I am not sure that the present law, even as it will be amended by clause 105 and amendment No. 83, answers the point satisfactorily. We met such matters head on with Railtrack, and we may have to do so again in the event of a PPP going into default.
The hon. Lady referred to legislation as it stands. Does she agree however that some components of society and the economy are so vital that the Government must always take such a risk? If there were a default or a financial collapse, they would have to step in. Measures would be introduced at that time to accommodate such matters.
The Government are trying to control public expenditure. If clause 105, along with amendment No. 83, came into effect, I am not convinced that the problem would be dealt with. I seek confirmation from the Minister about that. The hon. Member for Luton, North (Mr. Hopkins) said that money would be set aside for such matters. If that were the case, where would that money come from and would it be on or off the balance sheet?
The hon. Lady is confusing capital and revenue. We must know whether borrowing would be within the terms of the Maastricht agreement, which her party supported. I personally dissented from that, although I was not in the House at the time. We must bear in mind the level of public borrowing and the revenue costs of financing it. That will be lower in the public sector because the Government can borrow at much lower interest rates than can be done in the private sector.
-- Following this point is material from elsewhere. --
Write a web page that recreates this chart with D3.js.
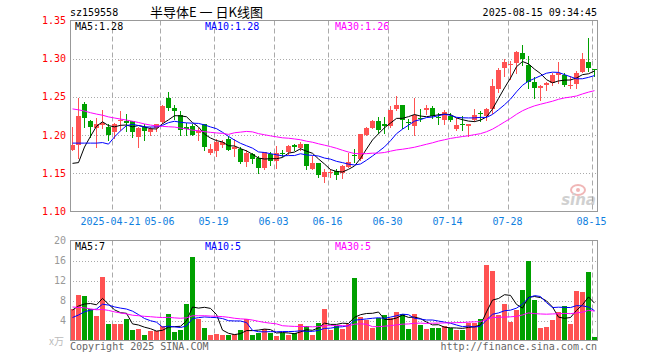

Let us deal with the current position. The Government have to prove that they can raise the money on the market against the backdrop of a total lack of consumer confidence. Because of Railtrack, the financial institutions lost a fortune. The impact on the pensions and insurance markets has been massive.
The Minister conveniently forgets that the right hon. Member for Tyneside, North (Mr. Byers) put Railtrack into administration and people lost a substantial amount of money. I do not believe that the compensation was anything like the value of the shares. The proof of the pudding is in the eating. The Government are inviting the same financial institutions to invest in the company to form the part of the PPP that will fall directly under clause 105.
Can the hon. Lady tell us the share price when Railtrack was put into administration because of its grievous failures? Will she say how much the market in general has fallen since then and the level of payment that has been made to shareholders? Can
she justify her statement about the fortune lost by the companies?
I am sure that I can drop the Minister a line about that. He must be aware that there was a total loss of confidence in the financial institutions, given how the Government handled the administration of Railtrack. The rail regulator did not wish to put Railtrack into administration at that time. In fact, he recommended that there should be an interim review. I shall not go into that now because it is not appropriate.
Surely it is not the role of the regulator to recommend that there be an interim review; it would have been for Railtrack to approach the regulator and request an interim review.
That is precisely the scenario that the rail regulator put to the Minister. The regulator's independence was taken away, and the Minister said that if such a scenario happened, he had the legislation ready to go. The right hon. Member for Tyneside, North would not even tell the Select Committee when that legislation would be in place. We are where we are, and the Government have now gone to the market and are asking for money to be raised for a PPP.
The Government have not gone to the market; the consortia and infracos will approach the market. For someone who claims to have great knowledge, the hon. Lady is getting into an awful lot of difficulties with the details.
I am grateful to the Minister for his assistance. As the hon. Member for Luton, North pointed out, the Government may well have to pick up the pieces further down the line. We are humbly asking the Minister how the clause and amendment No. 83 allow for that. It is not just that the legal framework has to be put in place; Bob Kiley, who is not unconnected with what will happen, is deeply concerned that insolvency provisions will not come into effect if a PPP company becomes insolvent before the transfer of London Underground to TFL.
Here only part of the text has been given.